First created in 1990, these raw concrete shapes evoke the ruins of a modernist arcadia held up as a relic, akin to the Elgin Marbles in the British Museum that stand testament to the opulence of the antique world. The dominance of exposed concrete can be read as a critique of the failed modernist utopia of mass public housing, a project that left the individual behind in a grey desert of anonymity. It is in these destructive ruins of history that Genzken identifies a starting point for the human element of chance and coincidence to emerge and redefine a new aesthetic. The present work is made so bluntly – concrete layers poured one upon the other – that its structural dependence on gravity becomes equally graceless and staggering. This volitional arbitrariness forms an aesthetic and philosophical contrast to the highly crafted, sleek, rounded, and colourful wooden objects of Genzken’s early career such as the Ellipsoids and the Hyperbolos that are reminiscent of kayaks or rockets. Fenster does not allude to our classic perception of beauty but rather openly embraces the marks of imperfection that frame different aspects of reality.
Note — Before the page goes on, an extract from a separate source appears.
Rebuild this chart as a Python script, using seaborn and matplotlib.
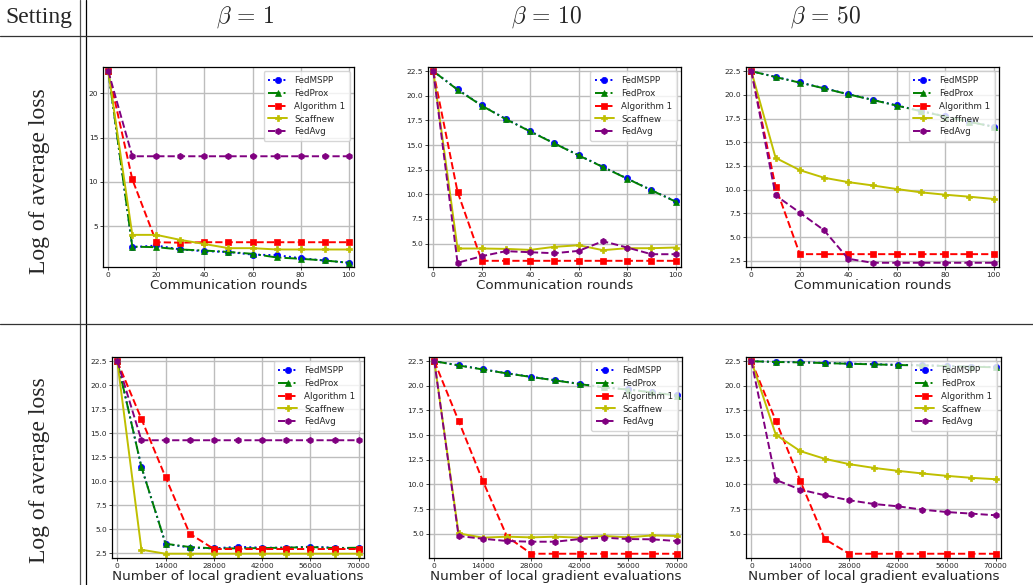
import seaborn as sns
import matplotlib.pyplot as plt
from matplotlib.lines import Line2D
from matplotlib.ticker import MultipleLocator

# x axes
rounds = [0, 10, 20, 30, 40, 50, 60, 70, 80, 90, 100]
evals = [0, 7000, 14000, 21000, 28000, 35000, 42000, 49000, 56000, 63000, 70000]

methods = ["FedMSPP", "FedProx", "Algorithm 1", "Scaffnew", "FedAvg"]
betas = [1, 10, 50]

# beta = 1, communication rounds
fedmspp_r1 = [22.5, 2.64, 2.83, 2.38, 2.19, 2.10, 1.80, 1.74, 1.40, 1.14, 0.88]
fedprox_r1 = [22.5, 2.70, 2.64, 2.38, 2.26, 2.10, 1.89, 1.48, 1.33, 1.14, 0.88]
alg1_r1 = [22.5, 10.29, 3.20, 3.15, 3.20, 3.20, 3.20, 3.20, 3.20, 3.20, 3.20]
scaff_r1 = [22.5, 4.03, 4.03, 3.46, 3.00, 2.53, 2.53, 2.38, 2.38, 2.38, 2.38]
fedavg_r1 = [22.5, 12.9, 12.9, 12.9, 12.9, 12.9, 12.9, 12.9, 12.9, 12.9, 12.9]

# beta = 10, communication rounds
fedmspp_r10 = [22.5, 20.65, 19.03, 17.64, 16.40, 15.18, 13.97, 12.79, 11.61, 10.43, 9.28]
fedprox_r10 = [22.5, 20.62, 19.00, 17.62, 16.38, 15.16, 13.95, 12.77, 11.59, 10.41, 9.26]
alg1_r10 = [22.5, 10.26, 3.25, 3.25, 3.25, 3.25, 3.25, 3.25, 3.25, 3.25, 3.25]
scaff_r10 = [22.5, 4.50, 4.50, 4.46, 4.36, 4.67, 4.83, 4.33, 4.53, 4.53, 4.60]
fedavg_r10 = [22.5, 3.05, 3.72, 4.23, 4.12, 4.02, 4.26, 5.24, 4.60, 3.92, 3.92]

# beta = 50, communication rounds
fedmspp_r50 = [22.5, 21.90, 21.31, 20.71, 20.08, 19.49, 18.89, 18.30, 17.74, 17.18, 16.65]
fedprox_r50 = [22.5, 21.88, 21.29, 20.69, 20.06, 19.47, 18.87, 18.28, 17.72, 17.16, 16.63]
alg1_r50 = [22.5, 10.31, 3.20, 3.20, 3.20, 3.20, 3.20, 3.20, 3.20, 3.20, 3.20]
scaff_r50 = [22.5, 13.36, 12.06, 11.26, 10.80, 10.45, 10.07, 9.72, 9.47, 9.26, 9.02]
fedavg_r50 = [22.5, 9.40, 7.58, 5.72, 2.71, 2.29, 2.29, 2.29, 2.29, 2.29, 2.29]

# beta = 1, local gradient evaluations
fedmspp_e1 = [22.5, 11.47, 3.47, 3.06, 2.99, 3.16, 3.06, 3.06, 3.16, 3.06, 2.99]
fedprox_e1 = [22.5, 11.47, 3.47, 3.13, 2.99, 2.99, 3.02, 3.06, 3.13, 3.02, 3.06]
alg1_e1 = [22.5, 16.48, 10.40, 4.52, 2.92, 2.92, 2.92, 2.92, 2.92, 2.92, 2.92]
scaff_e1 = [22.5, 2.85, 2.43, 2.43, 2.43, 2.43, 2.43, 2.43, 2.43, 2.43, 2.43]
fedavg_e1 = [22.5, 14.26, 14.26, 14.26, 14.26, 14.26, 14.26, 14.26, 14.26, 14.26, 14.26]

# beta = 10, local gradient evaluations
fedmspp_e10 = [22.5, 22.09, 21.68, 21.28, 20.92, 20.57, 20.20, 19.86, 19.64, 19.35, 19.04]
fedprox_e10 = [22.5, 22.07, 21.66, 21.26, 20.90, 20.55, 20.18, 19.84, 19.62, 19.33, 19.02]
alg1_e10 = [22.5, 16.46, 10.36, 4.70, 2.97, 2.97, 2.97, 2.97, 2.97, 2.97, 2.97]
scaff_e10 = [22.5, 5.04, 4.60, 4.70, 4.63, 4.70, 4.60, 4.77, 4.63, 4.83, 4.77]
fedavg_e10 = [22.5, 4.77, 4.49, 4.26, 4.19, 4.19, 4.46, 4.60, 4.46, 4.43, 4.26]

# beta = 50, local gradient evaluations
fedmspp_e50 = [22.5, 22.43, 22.40, 22.33, 22.26, 22.20, 22.13, 22.09, 22.03, 21.96, 21.90]
fedprox_e50 = [22.5, 22.42, 22.38, 22.31, 22.24, 22.18, 22.11, 22.07, 22.01, 21.94, 21.88]
alg1_e50 = [22.5, 16.46, 10.36, 4.46, 2.97, 2.97, 2.97, 2.97, 2.97, 2.97, 2.97]
scaff_e50 = [22.5, 15.04, 13.38, 12.60, 12.06, 11.68, 11.38, 11.11, 10.87, 10.67, 10.53]
fedavg_e50 = [22.5, 10.46, 9.48, 8.90, 8.40, 8.02, 7.78, 7.44, 7.20, 7.04, 6.87]

top_row = [
    [fedmspp_r1, fedprox_r1, alg1_r1, scaff_r1, fedavg_r1],
    [fedmspp_r10, fedprox_r10, alg1_r10, scaff_r10, fedavg_r10],
    [fedmspp_r50, fedprox_r50, alg1_r50, scaff_r50, fedavg_r50],
]
bottom_row = [
    [fedmspp_e1, fedprox_e1, alg1_e1, scaff_e1, fedavg_e1],
    [fedmspp_e10, fedprox_e10, alg1_e10, scaff_e10, fedavg_e10],
    [fedmspp_e50, fedprox_e50, alg1_e50, scaff_e50, fedavg_e50],
]

# color, linestyle, marker per method
styles = {
    "FedMSPP": ("blue", ":", "o"),
    "FedProx": ("green", "-.", "^"),
    "Algorithm 1": ("red", "--", "s"),
    "Scaffnew": ("#bfbf00", "-", "P"),
    "FedAvg": ("purple", "--", "h"),
}

sns.set_style("ticks", {"axes.grid": True, "axes.edgecolor": "black",
                        "grid.color": "#bdbdbd"})
plt.rcParams["mathtext.fontset"] = "cm"

fig = plt.figure(figsize=(10.33, 5.85), dpi=100)

top_pos = [[0.0997, 0.5436, 0.2430, 0.3419],
           [0.4143, 0.5436, 0.2449, 0.3419],
           [0.7222, 0.5436, 0.2449, 0.3419]]
bottom_pos = [[0.1084, 0.0462, 0.2440, 0.3436],
              [0.4153, 0.0462, 0.2449, 0.3436],
              [0.7222, 0.0462, 0.2469, 0.3436]]


def draw_panel(pos, x, series, xlabel, xstep, ystep):
    ax = fig.add_axes(pos)
    for name, y in zip(methods, series):
        color, ls, mk = styles[name]
        sns.lineplot(x=x, y=y, ax=ax, color=color, linestyle=ls, marker=mk,
                     markersize=4.5, markeredgewidth=0.5, markeredgecolor=color,
                     linewidth=1.4, label=name, errorbar=None)
    ax.margins(x=0.022, y=0.022)
    ax.xaxis.set_major_locator(MultipleLocator(xstep))
    ax.yaxis.set_major_locator(MultipleLocator(ystep))
    ax.grid(True, linewidth=1.0)
    ax.tick_params(labelsize=5.4, length=2, width=0.6, pad=1.5)
    for s in ax.spines.values():
        s.set_linewidth(0.9)
    ax.set_xlabel(xlabel, fontsize=9.7, labelpad=0.5, color="#262626")
    ax.set_ylabel("")
    ax.legend(loc="upper right", fontsize=6.3, handlelength=2.2,
              borderpad=0.5, labelspacing=0.45, handletextpad=0.8)
    return ax


for i in range(3):
    draw_panel(top_pos[i], rounds, top_row[i], "Communication rounds", 20,
               5 if i == 0 else 2.5)
    draw_panel(bottom_pos[i], evals, bottom_row[i],
               "Number of local gradient evaluations", 14000, 2.5)

# table frame
W, H = 1033, 585
for xp, c in [(80, "#555555"), (86, "black")]:
    fig.add_artist(Line2D([xp / W, xp / W], [0, 1], color=c, linewidth=0.9))
for yp in [36, 324]:
    fig.add_artist(Line2D([0, 1], [1 - yp / H, 1 - yp / H], color="#333333",
                          linewidth=0.9))

fig.text(5 / W, 1 - 18 / H, "Setting", ha="left", va="center",
         family="Liberation Serif", fontsize=17)
for xc, b in zip([245, 547, 826], betas):
    fig.text(xc / W, 1 - 17 / H, r"$\beta\,=\,%d$" % b, ha="center",
             va="center", fontsize=17)
for yc in [181, 470]:
    fig.text(40 / W, 1 - yc / H, "Log of average loss", rotation=90,
             ha="center", va="center", family="Liberation Serif", fontsize=17)

fig.savefig("out.png", dpi=100)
The view through the open concrete frame acts as a paradigm for scrutinising the world around us. The relation between the inside and the outside under the conditions of an impending breakdown of the boundaries is the point of origin of these sculptures and recalls the Surrealist examination of this subject, most notably perhaps René Magritte’s The Human Condition. Taking the concept of the painting within a painting and translating it into material presence, Fenster is firmly embedded within its surrounding environment and develops a direct relation to empirical reality.
As one of the pre-eminent and most influential German artists of her time, Isa Genzken has created a fascinatingly diverse oeuvre, oscillating seamlessly between a variety of mediums that range from sculpture, photography, installation, and painting. Embracing different styles and materials for each series as a new departure, Genzken has constantly developed and re-invented her own artistic practice in order to comment on the political, architectural, and everyday aspects of contemporary culture. Writing on Genzken’s multifaceted and visionary practice, curator Alex Farquharson poignantly states that “… the trajectory of Genzken’s work seems one of the most fascinating of its time. Rarely in sync with the artistic fashions of the day, her new departures have often only been properly understood some time after the event. Hers is an exceptionally complex oeuvre that has gained in significance over time” (Alex Farquharson, ‘What Architecture Isn’t’ in: Alex Farquharson, Diedrich Diederichsen and Sabine Breitwieser, Isa Genzken, London 2006, p. 33).